* _WRITTEN REQUEST_
The first line to copy is the one with "The picture is"; the last is the one with "const xTicks = [0, 0.2, 0.4, 0.6], yTicks". Copy each line in that range exactly, leaving out all others.

* _DATA FOR THE TASK_
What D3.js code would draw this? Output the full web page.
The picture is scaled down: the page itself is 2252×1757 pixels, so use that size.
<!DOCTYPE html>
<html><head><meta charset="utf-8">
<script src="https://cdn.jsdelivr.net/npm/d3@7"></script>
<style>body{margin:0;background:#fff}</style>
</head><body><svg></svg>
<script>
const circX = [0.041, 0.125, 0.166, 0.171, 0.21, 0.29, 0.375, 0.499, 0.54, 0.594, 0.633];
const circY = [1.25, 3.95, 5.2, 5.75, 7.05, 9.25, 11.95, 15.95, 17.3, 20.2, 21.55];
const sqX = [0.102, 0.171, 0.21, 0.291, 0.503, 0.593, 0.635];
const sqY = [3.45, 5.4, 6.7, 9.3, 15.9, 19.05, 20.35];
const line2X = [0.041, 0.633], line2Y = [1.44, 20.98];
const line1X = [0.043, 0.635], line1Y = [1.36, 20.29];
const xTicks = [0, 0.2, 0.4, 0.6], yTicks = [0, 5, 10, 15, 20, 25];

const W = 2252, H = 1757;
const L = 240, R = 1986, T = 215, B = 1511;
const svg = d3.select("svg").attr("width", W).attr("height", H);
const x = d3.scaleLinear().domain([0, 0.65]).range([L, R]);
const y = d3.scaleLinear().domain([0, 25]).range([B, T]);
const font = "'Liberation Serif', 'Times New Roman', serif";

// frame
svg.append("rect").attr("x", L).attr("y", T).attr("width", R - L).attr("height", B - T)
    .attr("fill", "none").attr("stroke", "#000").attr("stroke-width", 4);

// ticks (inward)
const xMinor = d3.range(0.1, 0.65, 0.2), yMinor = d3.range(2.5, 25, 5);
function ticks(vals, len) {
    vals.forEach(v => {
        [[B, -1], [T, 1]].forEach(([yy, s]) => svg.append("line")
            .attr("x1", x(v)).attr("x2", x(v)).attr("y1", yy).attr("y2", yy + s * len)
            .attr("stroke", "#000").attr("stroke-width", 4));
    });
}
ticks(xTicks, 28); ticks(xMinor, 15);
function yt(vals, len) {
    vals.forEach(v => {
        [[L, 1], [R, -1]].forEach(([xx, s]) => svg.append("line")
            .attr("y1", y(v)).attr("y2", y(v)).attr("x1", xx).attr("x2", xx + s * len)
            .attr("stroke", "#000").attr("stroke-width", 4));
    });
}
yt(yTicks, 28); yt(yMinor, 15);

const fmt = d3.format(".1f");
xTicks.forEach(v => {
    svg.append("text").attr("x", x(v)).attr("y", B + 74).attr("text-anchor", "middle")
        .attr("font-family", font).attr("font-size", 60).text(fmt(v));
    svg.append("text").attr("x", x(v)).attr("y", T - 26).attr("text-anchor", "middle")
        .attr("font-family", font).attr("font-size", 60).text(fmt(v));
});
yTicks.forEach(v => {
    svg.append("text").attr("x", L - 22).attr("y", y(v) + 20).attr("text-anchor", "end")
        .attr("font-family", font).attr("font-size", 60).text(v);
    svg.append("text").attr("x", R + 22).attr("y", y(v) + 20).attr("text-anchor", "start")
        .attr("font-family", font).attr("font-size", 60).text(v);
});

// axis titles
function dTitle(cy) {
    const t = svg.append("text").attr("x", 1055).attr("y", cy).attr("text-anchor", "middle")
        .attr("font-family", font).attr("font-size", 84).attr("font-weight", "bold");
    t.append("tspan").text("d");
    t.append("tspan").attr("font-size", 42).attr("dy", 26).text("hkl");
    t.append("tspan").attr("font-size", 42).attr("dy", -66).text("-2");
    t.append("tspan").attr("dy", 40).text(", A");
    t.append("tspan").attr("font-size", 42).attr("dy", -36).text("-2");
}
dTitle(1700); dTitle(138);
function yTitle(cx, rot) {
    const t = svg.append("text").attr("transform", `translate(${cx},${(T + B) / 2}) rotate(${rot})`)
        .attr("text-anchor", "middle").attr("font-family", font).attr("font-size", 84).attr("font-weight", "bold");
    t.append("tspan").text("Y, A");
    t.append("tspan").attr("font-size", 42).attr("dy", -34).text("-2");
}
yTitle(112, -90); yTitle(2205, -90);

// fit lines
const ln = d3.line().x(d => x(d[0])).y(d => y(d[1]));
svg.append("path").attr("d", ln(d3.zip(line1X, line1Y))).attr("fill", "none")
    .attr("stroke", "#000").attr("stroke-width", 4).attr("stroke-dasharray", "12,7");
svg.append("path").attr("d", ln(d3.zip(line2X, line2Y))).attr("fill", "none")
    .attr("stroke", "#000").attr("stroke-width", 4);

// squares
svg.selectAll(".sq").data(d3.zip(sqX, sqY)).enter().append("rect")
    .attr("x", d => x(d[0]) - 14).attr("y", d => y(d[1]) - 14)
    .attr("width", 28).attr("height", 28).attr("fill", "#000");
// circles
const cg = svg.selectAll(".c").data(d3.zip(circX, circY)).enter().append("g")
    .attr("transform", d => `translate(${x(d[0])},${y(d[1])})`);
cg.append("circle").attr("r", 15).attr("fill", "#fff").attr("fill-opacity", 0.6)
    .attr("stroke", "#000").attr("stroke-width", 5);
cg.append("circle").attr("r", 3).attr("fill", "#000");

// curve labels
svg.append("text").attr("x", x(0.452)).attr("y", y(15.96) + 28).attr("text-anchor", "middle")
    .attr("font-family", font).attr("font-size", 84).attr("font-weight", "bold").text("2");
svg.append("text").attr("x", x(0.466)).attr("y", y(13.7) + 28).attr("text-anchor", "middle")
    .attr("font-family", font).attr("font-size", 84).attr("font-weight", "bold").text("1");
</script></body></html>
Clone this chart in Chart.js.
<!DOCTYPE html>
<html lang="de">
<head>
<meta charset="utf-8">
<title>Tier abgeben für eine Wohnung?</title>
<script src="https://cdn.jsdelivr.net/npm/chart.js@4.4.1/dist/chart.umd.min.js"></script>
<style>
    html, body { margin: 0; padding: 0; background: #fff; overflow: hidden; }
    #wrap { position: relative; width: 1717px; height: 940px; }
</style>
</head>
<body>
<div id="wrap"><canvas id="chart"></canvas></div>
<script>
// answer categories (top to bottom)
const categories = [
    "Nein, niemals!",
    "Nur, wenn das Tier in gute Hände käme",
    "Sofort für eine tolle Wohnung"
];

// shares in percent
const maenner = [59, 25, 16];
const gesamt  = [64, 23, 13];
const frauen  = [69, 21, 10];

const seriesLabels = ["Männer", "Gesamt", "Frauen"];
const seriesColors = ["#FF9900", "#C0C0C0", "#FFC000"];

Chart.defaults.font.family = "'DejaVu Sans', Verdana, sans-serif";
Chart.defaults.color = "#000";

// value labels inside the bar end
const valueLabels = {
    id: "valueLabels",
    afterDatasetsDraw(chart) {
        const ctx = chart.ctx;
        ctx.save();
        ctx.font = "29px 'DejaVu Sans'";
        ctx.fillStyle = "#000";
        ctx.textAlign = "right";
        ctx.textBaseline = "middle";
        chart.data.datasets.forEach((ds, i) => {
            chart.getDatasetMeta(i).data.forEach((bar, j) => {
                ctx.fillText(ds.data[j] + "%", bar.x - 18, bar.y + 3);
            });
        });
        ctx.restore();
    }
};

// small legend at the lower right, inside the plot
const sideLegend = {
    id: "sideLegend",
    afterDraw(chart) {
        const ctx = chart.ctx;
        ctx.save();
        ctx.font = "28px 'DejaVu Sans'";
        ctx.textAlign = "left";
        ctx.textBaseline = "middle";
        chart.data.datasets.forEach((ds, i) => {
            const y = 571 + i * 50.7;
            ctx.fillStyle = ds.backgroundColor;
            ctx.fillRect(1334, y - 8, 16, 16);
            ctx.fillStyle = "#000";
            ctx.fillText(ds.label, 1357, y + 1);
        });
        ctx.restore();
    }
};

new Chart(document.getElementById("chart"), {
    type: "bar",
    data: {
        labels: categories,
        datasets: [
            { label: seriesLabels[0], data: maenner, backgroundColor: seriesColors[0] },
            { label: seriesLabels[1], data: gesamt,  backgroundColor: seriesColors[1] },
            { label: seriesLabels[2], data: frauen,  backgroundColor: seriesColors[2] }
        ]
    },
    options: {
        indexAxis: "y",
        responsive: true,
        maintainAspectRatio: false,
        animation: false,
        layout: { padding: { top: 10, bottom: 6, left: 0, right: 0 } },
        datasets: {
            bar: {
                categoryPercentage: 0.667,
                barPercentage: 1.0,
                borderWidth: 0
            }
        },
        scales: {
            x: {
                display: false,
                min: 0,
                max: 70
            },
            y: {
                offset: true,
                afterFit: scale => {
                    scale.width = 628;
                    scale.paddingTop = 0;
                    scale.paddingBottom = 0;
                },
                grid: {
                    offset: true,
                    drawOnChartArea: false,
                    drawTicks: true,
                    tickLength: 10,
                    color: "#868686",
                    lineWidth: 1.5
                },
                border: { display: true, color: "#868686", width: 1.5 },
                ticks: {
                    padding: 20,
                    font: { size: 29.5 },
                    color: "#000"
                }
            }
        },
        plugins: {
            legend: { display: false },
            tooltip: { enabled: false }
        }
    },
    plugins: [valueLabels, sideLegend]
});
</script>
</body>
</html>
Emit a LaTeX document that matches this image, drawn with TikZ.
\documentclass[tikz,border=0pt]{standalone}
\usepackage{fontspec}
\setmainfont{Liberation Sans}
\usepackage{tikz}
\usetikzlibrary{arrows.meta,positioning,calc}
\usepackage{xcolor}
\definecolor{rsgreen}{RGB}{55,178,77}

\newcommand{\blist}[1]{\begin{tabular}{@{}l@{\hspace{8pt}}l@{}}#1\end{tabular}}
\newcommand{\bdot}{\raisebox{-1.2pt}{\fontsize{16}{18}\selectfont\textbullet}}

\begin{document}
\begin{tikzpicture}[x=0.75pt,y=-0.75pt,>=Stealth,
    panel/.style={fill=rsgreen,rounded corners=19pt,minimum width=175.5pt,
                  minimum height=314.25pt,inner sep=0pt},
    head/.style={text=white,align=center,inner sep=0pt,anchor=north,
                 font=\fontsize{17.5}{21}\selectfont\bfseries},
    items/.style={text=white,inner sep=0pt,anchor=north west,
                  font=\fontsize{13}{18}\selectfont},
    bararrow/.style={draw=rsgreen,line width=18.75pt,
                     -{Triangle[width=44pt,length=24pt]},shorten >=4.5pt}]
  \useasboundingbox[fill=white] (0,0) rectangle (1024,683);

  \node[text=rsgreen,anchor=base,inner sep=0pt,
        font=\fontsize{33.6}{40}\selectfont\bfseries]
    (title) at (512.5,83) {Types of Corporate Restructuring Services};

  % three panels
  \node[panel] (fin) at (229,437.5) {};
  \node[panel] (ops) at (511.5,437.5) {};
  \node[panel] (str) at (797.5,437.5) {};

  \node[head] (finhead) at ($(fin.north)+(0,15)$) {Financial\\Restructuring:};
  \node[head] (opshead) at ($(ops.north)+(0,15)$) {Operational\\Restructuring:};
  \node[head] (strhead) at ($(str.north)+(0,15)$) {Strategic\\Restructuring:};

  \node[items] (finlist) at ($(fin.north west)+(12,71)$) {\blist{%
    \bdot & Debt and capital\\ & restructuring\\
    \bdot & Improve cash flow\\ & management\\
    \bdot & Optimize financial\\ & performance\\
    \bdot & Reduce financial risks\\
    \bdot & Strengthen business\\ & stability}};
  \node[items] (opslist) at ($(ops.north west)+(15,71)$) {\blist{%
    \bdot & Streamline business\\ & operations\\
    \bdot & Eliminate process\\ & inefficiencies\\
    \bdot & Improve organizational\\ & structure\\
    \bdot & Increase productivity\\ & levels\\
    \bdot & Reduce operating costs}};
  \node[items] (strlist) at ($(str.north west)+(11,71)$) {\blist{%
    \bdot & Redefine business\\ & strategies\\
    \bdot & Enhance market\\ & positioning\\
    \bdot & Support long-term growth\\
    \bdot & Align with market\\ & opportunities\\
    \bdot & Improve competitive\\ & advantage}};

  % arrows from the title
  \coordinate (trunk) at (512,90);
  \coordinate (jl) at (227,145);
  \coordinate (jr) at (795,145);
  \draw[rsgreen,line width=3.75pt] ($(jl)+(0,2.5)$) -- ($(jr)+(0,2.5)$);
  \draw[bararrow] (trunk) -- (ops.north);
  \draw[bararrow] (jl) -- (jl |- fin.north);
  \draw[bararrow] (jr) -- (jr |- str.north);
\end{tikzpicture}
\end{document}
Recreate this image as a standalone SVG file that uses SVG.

* _WRITTEN REPLY_
The picture is scaled down: the page itself is 2252×1757 pixels, so use that size.
<!DOCTYPE html>
<html><head><meta charset="utf-8">
<script src="https://cdn.jsdelivr.net/npm/d3@7"></script>
<style>body{margin:0;background:#fff}</style>
</head><body><svg></svg>
<script>
const circX = [0.041, 0.125, 0.166, 0.171, 0.21, 0.29, 0.375, 0.499, 0.54, 0.594, 0.633];
const circY = [1.25, 3.95, 5.2, 5.75, 7.05, 9.25, 11.95, 15.95, 17.3, 20.2, 21.55];
const sqX = [0.102, 0.171, 0.21, 0.291, 0.503, 0.593, 0.635];
const sqY = [3.45, 5.4, 6.7, 9.3, 15.9, 19.05, 20.35];
const line2X = [0.041, 0.633], line2Y = [1.44, 20.98];
const line1X = [0.043, 0.635], line1Y = [1.36, 20.29];
const xTicks = [0, 0.2, 0.4, 0.6], yTicks = [0, 5, 10, 15, 20, 25];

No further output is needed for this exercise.